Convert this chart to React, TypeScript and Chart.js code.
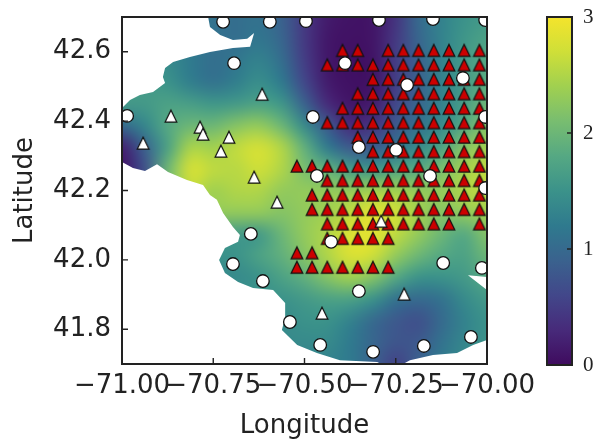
import React, { useEffect, useRef } from "react";
import { Chart, registerables } from "chart.js";

Chart.register(...registerables);

const X_TICKS = [-71, -70.75, -70.5, -70.25, -70];
const Y_TICKS = [41.8, 42.0, 42.2, 42.4, 42.6];
const CB_TICKS = [0, 1, 2, 3];

const CIRCLE_LON = [-70.723,-70.595,-70.496,-70.296,-70.148,-70.005,-70.693,-70.389,-70.219,-70.066,-70.986,-70.477,-70.005,-70.351,-70.249,-70.466,-70.156,-70.005,-70.647,-70.696,-70.614,-70.54,-70.427,-70.12,-70.014,-70.351,-70.457,-70.312,-70.173,-70.044];
const CIRCLE_LAT = [42.686,42.686,42.688,42.691,42.694,42.691,42.567,42.567,42.504,42.524,42.415,42.412,42.412,42.325,42.317,42.242,42.242,42.207,42.075,41.988,41.939,41.821,42.052,41.991,41.977,41.91,41.755,41.735,41.752,41.778];

const WHITE_TRI_LON = [-70.616,-70.866,-70.786,-70.778,-70.707,-70.942,-70.729,-70.638,-70.575,-70.29,-70.227,-70.452];
const WHITE_TRI_LAT = [42.478,42.415,42.383,42.363,42.354,42.337,42.314,42.239,42.167,42.112,41.902,41.847];

const RED_LON = [-70.5208,-70.4792,-70.4375,-70.3958,-70.3542,-70.3125,-70.2708,-70.2292,-70.1875,-70.1458,-70.1042,-70.0625,-70.0208];
const RED_LAT = [42.6042,42.5625,42.5208,42.4792,42.4375,42.3958,42.3542,42.3125,42.2708,42.2292,42.1875,42.1458,42.1042,42.0625,42.0208,41.9792];
const RED_COLS = [
  [3,4,6,7,8,9,10,11,12],
  [2,3,4,5,6,7,8,9,10,11,12],
  [5,6,7,8,9,10,11,12],
  [4,5,6,7,8,9,10,11,12],
  [3,4,5,6,7,8,9,10,11,12],
  [2,3,4,5,6,7,8,9,10,11,12],
  [4,5,6,7,8,9,10,11,12],
  [5,6,7,8,9,10,11,12],
  [0,1,2,3,4,5,6,7,8,9,10,11,12],
  [2,3,4,5,6,7,8,9,10,11,12],
  [1,2,3,4,5,6,7,8,9,10,11,12],
  [1,2,3,4,5,6,7,8,9,10,11,12],
  [2,3,4,5,6,7,8,9,10,12],
  [2,3,4,5,6],
  [0,1],
  [0,1,2,3,4,5,6],
];

const COAST_LON = [-70.764,-70.759,-70.731,-70.696,-70.657,-70.638,-70.649,-70.696,-70.759,-70.814,-70.86,-70.882,-70.888,-70.882,-70.915,-70.951,-70.978,-71,-71,-70.97,-70.937,-70.904,-70.874,-70.822,-70.778,-70.759,-70.74,-70.723,-70.696,-70.677,-70.682,-70.718,-70.734,-70.718,-70.682,-70.641,-70.586,-70.553,-70.553,-70.562,-70.52,-70.466,-70.403,-70.301,-70.29,-70.23,-70.211,-70.148,-70.082,-70.038,-70,-70,-70.052,-70,-70];
const COAST_LAT = [42.7,42.671,42.648,42.634,42.637,42.654,42.614,42.611,42.599,42.585,42.57,42.553,42.527,42.51,42.484,42.475,42.461,42.438,42.282,42.265,42.256,42.276,42.253,42.23,42.216,42.187,42.173,42.135,42.095,42.072,42.052,42.034,42,41.962,41.936,41.919,41.913,41.876,41.833,41.798,41.755,41.732,41.711,41.706,41.7,41.7,41.711,41.726,41.732,41.755,41.769,41.913,41.956,41.951,42.7];

const FIELD_LON0 = -71;
const FIELD_LAT0 = 42.7;
const FIELD_STEP = 0.0625;
const FIELD = [
  [1.4,1.4,1.3,1.2,1.1,1.05,1.1,0.9,0.45,0.15,0.08,0.1,0.4,1.0,1.3,1.5,1.6],
  [1.4,1.4,1.3,1.2,1.1,1.05,1.15,0.95,0.45,0.12,0.06,0.1,0.45,0.95,1.3,1.55,1.7],
  [1.5,1.5,1.4,1.2,1.05,1.15,1.3,1.05,0.5,0.12,0.05,0.08,0.5,0.9,1.3,1.6,1.8],
  [1.6,1.6,1.5,1.25,1.1,1.25,1.45,1.2,0.6,0.15,0.05,0.08,0.5,0.9,1.3,1.6,1.85],
  [1.6,1.6,1.7,1.65,1.55,1.6,1.7,1.55,0.9,0.3,0.1,0.15,0.6,0.95,1.3,1.65,2.0],
  [1.0,1.35,1.8,2.0,2.0,2.2,2.3,2.0,1.4,0.8,0.3,0.4,0.8,1.1,1.4,1.8,2.2],
  [0.2,0.9,1.7,2.45,2.4,2.6,2.75,2.5,1.9,1.2,0.8,0.8,1.1,1.4,1.7,2.2,2.4],
  [0.1,0.7,2.0,2.75,2.6,2.55,2.7,2.5,2.1,1.9,1.6,1.5,1.7,1.8,2.1,2.4,2.6],
  [0.1,0.7,2.0,2.6,2.4,2.5,2.5,2.3,2.3,2.3,2.3,2.4,2.4,2.3,2.3,2.5,2.6],
  [2.0,2.0,2.0,2.3,2.3,2.3,2.3,2.2,2.3,2.4,2.6,2.85,2.7,2.4,2.2,2.3,2.4],
  [1.6,1.6,1.6,1.6,1.6,1.6,1.6,2.0,2.3,2.5,2.8,2.85,2.6,2.3,2.0,1.8,2.2],
  [1.5,1.5,1.5,1.5,1.5,1.5,1.7,1.9,2.2,2.5,2.8,2.7,2.3,2.0,1.8,1.7,2.0],
  [1.4,1.4,1.4,1.4,1.4,1.4,1.5,1.7,1.9,2.2,2.4,2.2,1.8,1.5,1.5,1.6,1.8],
  [1.5,1.5,1.5,1.5,1.5,1.5,1.5,1.5,1.6,1.7,1.7,1.5,1.1,1.0,1.1,1.4,1.6],
  [1.4,1.4,1.4,1.4,1.4,1.4,1.4,1.4,1.5,1.5,1.3,1.0,0.8,0.7,1.0,1.3,1.5],
  [1.4,1.4,1.4,1.4,1.4,1.4,1.4,1.4,1.4,1.4,1.2,0.95,0.75,0.8,1.1,1.35,1.5],
  [1.4,1.4,1.4,1.4,1.4,1.4,1.4,1.4,1.3,1.3,1.2,0.9,0.55,0.9,1.2,1.4,1.5],
];

const PALETTE = ["#3f0b5e","#472a7a","#42478a","#3a628e","#2f7a8e","#3b928a","#55a883","#78bd70","#a0d050","#cfdf38","#f4e42c"];
const CB_MIN = 0;
const CB_MAX = 3;

const INK = "#222222";
const SANS = "'DejaVu Sans', sans-serif";
const SERIF = "'Liberation Serif', serif";

function hexRgb(h: string) {
  return [1, 3, 5].map((i) => parseInt(h.slice(i, i + 2), 16));
}
function colourAt(v: number) {
  const t = Math.min(1, Math.max(0, (v - CB_MIN) / (CB_MAX - CB_MIN))) * (PALETTE.length - 1);
  const i = Math.min(PALETTE.length - 2, Math.floor(t));
  const a = hexRgb(PALETTE[i]);
  const b = hexRgb(PALETTE[i + 1]);
  return a.map((c, k) => Math.round(c + (b[k] - c) * (t - i)));
}

function triangleSprite(fill: string) {
  const c = document.createElement("canvas");
  c.width = 16;
  c.height = 16;
  const g = c.getContext("2d")!;
  g.beginPath();
  g.moveTo(8, 2.2);
  g.lineTo(13.8, 14);
  g.lineTo(2.2, 14);
  g.closePath();
  g.fillStyle = fill;
  g.fill();
  g.lineWidth = 1.25;
  g.lineJoin = "miter";
  g.strokeStyle = "#111111";
  g.stroke();
  return c;
}

const heatField = {
  id: "heatField",
  beforeDatasetsDraw(chart: any) {
    const { ctx, scales, chartArea } = chart;
    const sx = scales.x;
    const sy = scales.y;
    const rows = FIELD.length;
    const cols = FIELD[0].length;
    const off = document.createElement("canvas");
    off.width = cols;
    off.height = rows;
    const oc = off.getContext("2d")!;
    const img = oc.createImageData(cols, rows);
    FIELD.forEach((row, j) =>
      row.forEach((v, i) => {
        const [r, g, b] = colourAt(v);
        const p = (j * cols + i) * 4;
        img.data[p] = r;
        img.data[p + 1] = g;
        img.data[p + 2] = b;
        img.data[p + 3] = 255;
      })
    );
    oc.putImageData(img, 0, 0);
    ctx.save();
    ctx.beginPath();
    ctx.rect(chartArea.left, chartArea.top, chartArea.width, chartArea.height);
    ctx.clip();
    ctx.beginPath();
    COAST_LON.forEach((lon, i) => {
      const px = sx.getPixelForValue(lon);
      const py = sy.getPixelForValue(COAST_LAT[i]);
      if (i === 0) ctx.moveTo(px, py);
      else ctx.lineTo(px, py);
    });
    ctx.closePath();
    ctx.clip();
    ctx.imageSmoothingEnabled = true;
    ctx.imageSmoothingQuality = "high";
    const x0 = sx.getPixelForValue(FIELD_LON0 - FIELD_STEP / 2);
    const x1 = sx.getPixelForValue(FIELD_LON0 + (cols - 0.5) * FIELD_STEP);
    const y0 = sy.getPixelForValue(FIELD_LAT0 + FIELD_STEP / 2);
    const y1 = sy.getPixelForValue(FIELD_LAT0 - (rows - 0.5) * FIELD_STEP);
    ctx.drawImage(off, x0, y0, x1 - x0, y1 - y0);
    ctx.restore();
  },
};

const frame = {
  id: "frame",
  afterDatasetsDraw(chart: any) {
    const { ctx, chartArea, scales } = chart;
    ctx.save();
    ctx.strokeStyle = INK;
    ctx.lineWidth = 2;
    ctx.strokeRect(chartArea.left, chartArea.top, chartArea.width, chartArea.height);
    ctx.lineWidth = 1.4;
    ctx.beginPath();
    if (scales.x && scales.x.options.display !== false) {
      scales.x.ticks.forEach((t: any) => {
        const p = scales.x.getPixelForValue(t.value);
        ctx.moveTo(p, chartArea.bottom);
        ctx.lineTo(p, chartArea.bottom - 6);
      });
    }
    if (scales.y && scales.y.position === "left") {
      scales.y.ticks.forEach((t: any) => {
        const p = scales.y.getPixelForValue(t.value);
        ctx.moveTo(chartArea.left, p);
        ctx.lineTo(chartArea.left + 6, p);
      });
    }
    if (scales.y && scales.y.position === "right") {
      scales.y.ticks.forEach((t: any) => {
        const p = scales.y.getPixelForValue(t.value);
        ctx.moveTo(chartArea.right, p);
        ctx.lineTo(chartArea.right - 5, p);
      });
    }
    ctx.stroke();
    ctx.restore();
  },
};

export default function App() {
  const mainRef = useRef<HTMLCanvasElement>(null);
  const barRef = useRef<HTMLCanvasElement>(null);

  useEffect(() => {
    const redPoints = RED_COLS.flatMap((cols, r) => cols.map((c) => ({ x: RED_LON[c], y: RED_LAT[r] })));
    const noClip = { left: 0, top: 0, right: 0, bottom: 0 };
    const main = new Chart(mainRef.current!, {
      type: "scatter",
      plugins: [heatField, frame],
      data: {
        datasets: [
          {
            label: "Stations",
            data: CIRCLE_LON.map((x, i) => ({ x, y: CIRCLE_LAT[i] })),
            pointStyle: "circle",
            pointRadius: 6.3,
            pointBorderWidth: 1.3,
            pointBackgroundColor: "#ffffff",
            pointBorderColor: "#111111",
            clip: noClip,
            order: 1,
          },
          {
            label: "Other stations",
            data: WHITE_TRI_LON.map((x, i) => ({ x, y: WHITE_TRI_LAT[i] })),
            pointStyle: triangleSprite("#ffffff"),
            pointRadius: 7,
            clip: noClip,
            order: 2,
          },
          {
            label: "Grid",
            data: redPoints,
            pointStyle: triangleSprite("#cc0000"),
            pointRadius: 7,
            clip: noClip,
            order: 3,
          },
        ] as any,
      },
      options: {
        animation: false,
        responsive: false,
        layout: { padding: { top: 17, right: 112, left: 0, bottom: 0 } },
        plugins: { legend: { display: false }, tooltip: { enabled: false } },
        scales: {
          x: {
            type: "linear",
            min: -71,
            max: -70,
            grid: { display: false, drawTicks: false },
            border: { display: false },
            afterBuildTicks: (s: any) => { s.ticks = X_TICKS.map((value) => ({ value })); },
            afterFit: (s: any) => { s.height = 75; s.paddingLeft = 0; s.paddingRight = 0; },
            ticks: {
              autoSkip: false,
              maxRotation: 0,
              padding: 7,
              color: INK,
              font: { family: SANS, size: 26 },
              callback: (v: any) => `${Number(v) < 0 ? "\u2212" : ""}${Math.abs(Number(v)).toFixed(2)}`,
            },
            title: { display: true, text: "Longitude", color: INK, font: { family: SANS, size: 26 }, padding: { top: 2, bottom: -3 } },
          },
          y: {
            type: "linear",
            min: 41.7,
            max: 42.7,
            grid: { display: false, drawTicks: false },
            border: { display: false },
            afterBuildTicks: (s: any) => { s.ticks = Y_TICKS.map((value) => ({ value })); },
            afterFit: (s: any) => { s.width = 122; s.paddingTop = 0; s.paddingBottom = 0; },
            ticks: {
              autoSkip: false,
              padding: 11,
              color: INK,
              font: { family: SANS, size: 26 },
              callback: (v: any) => Number(v).toFixed(1),
            },
            title: { display: true, text: "Latitude", color: INK, font: { family: SANS, size: 26 }, padding: { top: 10, bottom: 0 } },
          },
        } as any,
      },
    });

    const bar = new Chart(barRef.current!, {
      type: "bar",
      plugins: [frame],
      data: {
        labels: ["scale"],
        datasets: [
          {
            data: [CB_MAX],
            barPercentage: 1,
            categoryPercentage: 1,
            backgroundColor: (c: any) => {
              const a = c.chart.chartArea;
              if (!a) return PALETTE[0];
              const y = c.chart.scales.y;
              const g = c.chart.ctx.createLinearGradient(0, y.getPixelForValue(CB_MIN), 0, y.getPixelForValue(CB_MAX));
              PALETTE.forEach((col, i) => g.addColorStop(i / (PALETTE.length - 1), col));
              return g;
            },
          },
        ] as any,
      },
      options: {
        animation: false,
        responsive: false,
        layout: { padding: { top: 17, right: 0, left: 17, bottom: 74 } },
        plugins: { legend: { display: false }, tooltip: { enabled: false } },
        scales: {
          x: { display: false },
          y: {
            position: "right",
            min: CB_MIN,
            max: CB_MAX,
            grid: { display: false, drawTicks: false },
            border: { display: false },
            afterBuildTicks: (s: any) => { s.ticks = CB_TICKS.map((value) => ({ value })); },
            afterFit: (s: any) => { s.width = 27; s.paddingTop = 0; s.paddingBottom = 0; },
            ticks: { padding: 11, color: INK, font: { family: SERIF, size: 21 } },
          },
        } as any,
      },
    });

    return () => {
      main.destroy();
      bar.destroy();
    };
  }, []);

  return (
    <div style={{ position: "absolute", left: 0, top: 0, width: 599, height: 439, background: "#fff" }}>
      <canvas ref={mainRef} width={599} height={439} style={{ position: "absolute", left: 0, top: 0 }} />
      <canvas ref={barRef} width={69} height={439} style={{ position: "absolute", left: 530, top: 0 }} />
    </div>
  );
}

◇ ◇ ◇ ◇ ◇

GIVEN EXERCISE: A number is the only answer here: how many lines of the material above contain "React"?

FINAL RESULT: 2